Your lifestyle can have an impact on your bank account. Obvious expenses like fancy clothes, luxury vacations, and other high-cost decisions are obvious money drains. However, there are other things you might not be aware of that are having a negative impact on your budget. Some of these are in your home. Here are some things in your home that are draining your bank account.
1. Your Air Conditioner
Air conditioning is a great way to keep your home cool during hot weather. It is very common. In fact, Comfy Living says that the planet’s AC unit demand in 2018 was nearly 111 million. It is often a safety measure, keeping you from overheating during extreme weather. However, running your air conditioner can be expensive. Take steps to reduce energy usage as you run it. You should keep windows and doors closed in order to keep the cool air contained. Also, make sure that your filters are clean and that the unit is working as efficiently as possible. This could require some deep cleaning and professional maintenance, but it will save you money in the long run.
2. Plumbing Costs
How often do you bring a plumber into your home? Plumbers can be expensive, so you want to reduce your repairs as much as possible. Be careful with your home’s plumbing. Don’t damage it or cause it to get clogged. According to Reader’s Digest, flushable wipes are one of the most common causes of clogs in your toilets and pipes.

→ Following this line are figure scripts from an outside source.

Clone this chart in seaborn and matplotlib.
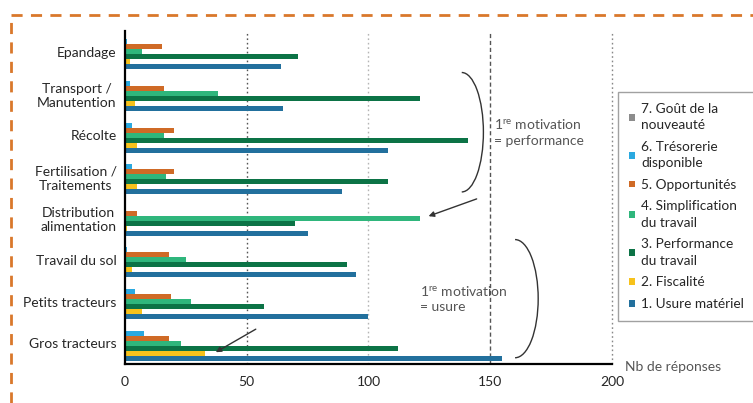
import matplotlib
matplotlib.use('Agg')
import matplotlib.pyplot as plt
from matplotlib.patches import Arc
from matplotlib.lines import Line2D
import seaborn as sns
import pandas as pd

# DATA
categories = ['Epandage', 'Transport /\nManutention', 'Récolte', 'Fertilisation /\nTraitements',
              'Distribution\nalimentation', 'Travail du sol', 'Petits tracteurs', 'Gros tracteurs']
series_names = ['7. Goût de la nouveauté', '6. Trésorerie disponible', '5. Opportunités',
                '4. Simplification du travail', '3. Performance du travail', '2. Fiscalité',
                '1. Usure matériel']
legend_labels = ['7. Goût de la\nnouveauté', '6. Trésorerie\ndisponible', '5. Opportunités',
                 '4. Simplification\ndu travail', '3. Performance\ndu travail', '2. Fiscalité',
                 '1. Usure matériel']
gout = [0, 0, 0, 0, 0, 0, 0, 0]
tresorerie = [1, 2, 3, 3, 0, 1, 4, 8]
opportunites = [15, 16, 20, 20, 5, 18, 19, 18]
simplification = [7, 38, 16, 17, 121, 25, 27, 23]
performance = [71, 121, 141, 108, 70, 91, 57, 112]
fiscalite = [2, 4, 5, 5, 1, 3, 7, 33]
usure = [64, 65, 108, 89, 75, 95, 100, 155]
x_ticks = [0, 50, 100, 150, 200]

colors = ['#8c8c8c', '#2aa9e0', '#cf6a26', '#2fb67c', '#0c7346', '#f7c21b', '#22709d']


def build_df():
    values = [gout, tresorerie, opportunites, simplification, performance, fiscalite, usure]
    rows = []
    for name, vals in zip(series_names, values):
        for cat, v in zip(categories, vals):
            rows.append({'categorie': cat, 'motivation': name, 'reponses': v})
    return pd.DataFrame(rows)


def main():
    sns.set_style('white')
    plt.rcParams['font.family'] = ['Lato', 'DejaVu Sans']
    plt.rcParams['mathtext.fontset'] = 'custom'
    plt.rcParams['mathtext.rm'] = 'Lato'

    df = build_df()

    fig = plt.figure(figsize=(7.53, 4.03), dpi=100)
    ax = fig.add_axes([0.166, 0.0968, 0.6467, 0.826])

    sns.barplot(data=df, y='categorie', x='reponses', hue='motivation', hue_order=series_names,
                order=categories, palette=colors, orient='h', width=0.84, gap=0.0,
                errorbar=None, saturation=1, linewidth=0, ax=ax)

    ax.set_xlim(0, 200)
    ax.set_ylim(7.5, -0.5)
    ax.set_xticks(x_ticks)
    ax.set_xlabel('')
    ax.set_ylabel('')

    # grid lines
    ax.xaxis.grid(True)
    styles = [(None, None), ('#555555', (0, (1.2, 2))), ('#b5b5b5', (0, (1.2, 2))),
              ('#555555', (0, (3, 2))), ('#888888', (0, (1.2, 2)))]
    for gl, (c, ls) in zip(ax.get_xgridlines(), styles):
        if c is None:
            gl.set_visible(False)
        else:
            gl.set_color(c)
            gl.set_linestyle(ls)
            gl.set_linewidth(1)
            gl.set_clip_on(False)
    ax.set_axisbelow(True)

    sns.despine(ax=ax, top=True, right=True)
    for s in ['left', 'bottom']:
        ax.spines[s].set_color('black')
        ax.spines[s].set_linewidth(1.6)

    ax.set_yticks([i - 0.5 for i in range(len(categories) + 1)], minor=True)
    ax.tick_params(axis='y', which='major', length=0, pad=6, labelsize=10)
    ax.tick_params(axis='y', which='minor', length=4, width=1.4, direction='out', color='black')
    ax.tick_params(axis='x', length=5, width=1.2, direction='inout', labelsize=10, pad=6, color='black')
    for lab in ax.get_yticklabels():
        lab.set_multialignment('center')

    # legend
    handles, _ = ax.get_legend_handles_labels()
    leg = ax.legend(handles, legend_labels, loc='upper left', bbox_to_anchor=(0.821, 0.772),
                    bbox_transform=fig.transFigure, frameon=True, fancybox=False,
                    edgecolor='#8a8a8a', fontsize=9.8, handlelength=0.4, handleheight=0.4,
                    handletextpad=0.5, labelspacing=0.7, borderpad=0.8, borderaxespad=0)
    for t in leg.get_texts():
        t.set_linespacing(1.45)

    # annotations
    ax.add_patch(Arc((138.3, 1.93), 17.8, 2.87, theta1=-90, theta2=90, color='#333333', lw=1))
    ax.add_patch(Arc((160.2, 5.93), 19.0, 2.84, theta1=-90, theta2=90, color='#333333', lw=1))
    ax.text(151.5, 1.93, '1$^{\\mathrm{re}}$ motivation\n= performance', fontsize=10,
            color='#555555', va='center', ha='left', linespacing=1.25)
    ax.text(121, 5.93, '1$^{\\mathrm{re}}$ motivation\n= usure', fontsize=10,
            color='#555555', va='center', ha='left', linespacing=1.25)
    ax.annotate('', xy=(123.6, 3.97), xytext=(145.5, 3.51),
                arrowprops=dict(arrowstyle='-|>', color='#333333', lw=1, mutation_scale=8))
    ax.annotate('', xy=(36.3, 7.25), xytext=(54.7, 6.63),
                arrowprops=dict(arrowstyle='-|>', color='#333333', lw=1, mutation_scale=8))
    ax.text(1.027, -0.008, 'Nb de réponses', transform=ax.transAxes, fontsize=10,
            color='#555555', va='center', ha='left')

    # dashed orange frame
    fig.add_artist(Line2D([0.014, 0.014], [0.0, 0.962], transform=fig.transFigure,
                          color='#d9782b', lw=2, linestyle=(0, (4, 3))))
    fig.add_artist(Line2D([0.014, 1.0], [0.962, 0.962], transform=fig.transFigure,
                          color='#d9782b', lw=2, linestyle=(0, (4, 3))))

    plt.savefig('out.png', dpi=100)


if __name__ == '__main__':
    main()
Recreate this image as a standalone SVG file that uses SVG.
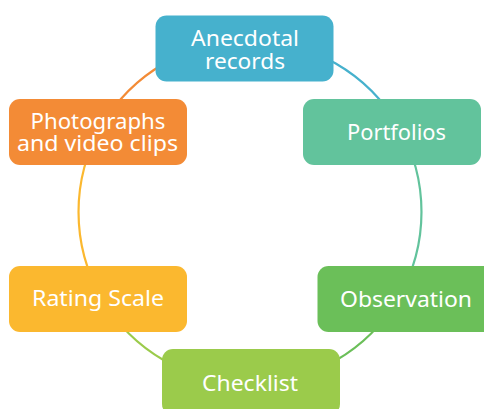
<svg xmlns="http://www.w3.org/2000/svg" width="484" height="409" viewBox="0 0 484 409">
<style>
.arc{fill:none;stroke-width:2.2}
.lbl{font-family:"Noto Sans","Liberation Sans",sans-serif;font-size:21.5px;fill:#ffffff;text-anchor:middle}
</style>
<rect width="484" height="409" fill="#ffffff"/>
<g id="connectors">
<path class="arc" stroke="#46B1CD" d="M250,40.5 A171.5,171.5 0 0 1 398.5,126.25"/>
<path class="arc" stroke="#62C39C" d="M398.5,126.25 A171.5,171.5 0 0 1 398.5,297.75"/>
<path class="arc" stroke="#6BBF59" d="M398.5,297.75 A171.5,171.5 0 0 1 250,383.5"/>
<path class="arc" stroke="#9BCB4B" d="M250,383.5 A171.5,171.5 0 0 1 101.5,297.75"/>
<path class="arc" stroke="#FBB82F" d="M101.5,297.75 A171.5,171.5 0 0 1 101.5,126.25"/>
<path class="arc" stroke="#F38B36" d="M101.5,126.25 A171.5,171.5 0 0 1 250,40.5"/>
</g>
<g id="node-anecdotal">
<rect x="155.5" y="15.5" width="178" height="66" rx="11" fill="#46B1CD"/>
<text class="lbl" x="245" y="45.5" textLength="108" lengthAdjust="spacingAndGlyphs">Anecdotal</text>
<text class="lbl" x="245" y="68.5" textLength="80" lengthAdjust="spacingAndGlyphs">records</text>
</g>
<g id="node-portfolios">
<rect x="303" y="99" width="178" height="66" rx="11" fill="#62C39C"/>
<text class="lbl" x="396.5" y="139.5" textLength="99" lengthAdjust="spacingAndGlyphs">Portfolios</text>
</g>
<g id="node-observation">
<rect x="317.5" y="266" width="178" height="66" rx="11" fill="#6BBF59"/>
<text class="lbl" x="406" y="306.5" textLength="132" lengthAdjust="spacingAndGlyphs">Observation</text>
</g>
<g id="node-checklist">
<rect x="162" y="349" width="178" height="66" rx="11" fill="#9BCB4B"/>
<text class="lbl" x="250" y="390.5" textLength="96" lengthAdjust="spacingAndGlyphs">Checklist</text>
</g>
<g id="node-rating">
<rect x="9" y="266" width="178" height="66" rx="11" fill="#FBB82F"/>
<text class="lbl" x="98" y="306" textLength="132" lengthAdjust="spacingAndGlyphs">Rating Scale</text>
</g>
<g id="node-photographs">
<rect x="9" y="99" width="178" height="66" rx="11" fill="#F38B36"/>
<text class="lbl" x="98" y="128.5" textLength="135" lengthAdjust="spacingAndGlyphs">Photographs</text>
<text class="lbl" x="97.5" y="150.5" textLength="161" lengthAdjust="spacingAndGlyphs">and video clips</text>
</g>
</svg>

Despite the name, you shouldn’t flush them. You should also learn how to do some basic repairs on your own. If you don’t need to bring in a plumber as often, you won’t have to pay so much in repair costs.
3. Your Hot Water Heater
If your hot water heater isn’t working as well as it could, you will end up paying higher energy costs to fill your shower or bathtub. Make sure that your heater is well-maintained. You might also want to upgrade it. Since water heating makes up 18% of your home’s total energy costs, buying a more energy-efficient model can reduce that cost. This is a big investment, but it is one you should consider when you reach the end of your water heater’s natural lifespan.
4. Plugged In Appliances
If you leave your appliances plugged in when you aren’t using them, you are going to end up paying higher electricity costs. Just because the appliance isn’t in use, does not mean it isn’t consuming electricity. The plugs still take in a small amount of energy, which can add up over the month until it makes an impact on your electricity bill. Make an effort to unplug things when you aren’t using them. This includes appliances and chargers. While it might not be a huge saving each month, this small lifestyle change will add up.
5. Your Clothes Dryer
Using a dryer costs a lot of money on your electric bill each month. If you’re trying to cut down on your expenses, try using alternate methods to dry some of your clothes. Hang them out to dry in the sunshine. This takes more time, but it will save you money. While your busy lifestyle may not give you the time you need to hang dry all of your clothes, it can still help you save a little money using this method.
If you need to cut some of your energy costs, some of the drains to your money can be found within your own home. Use these tips to go through your house and find ways to reduce your costs. It will help you save a lot of money in your monthly budget in the future.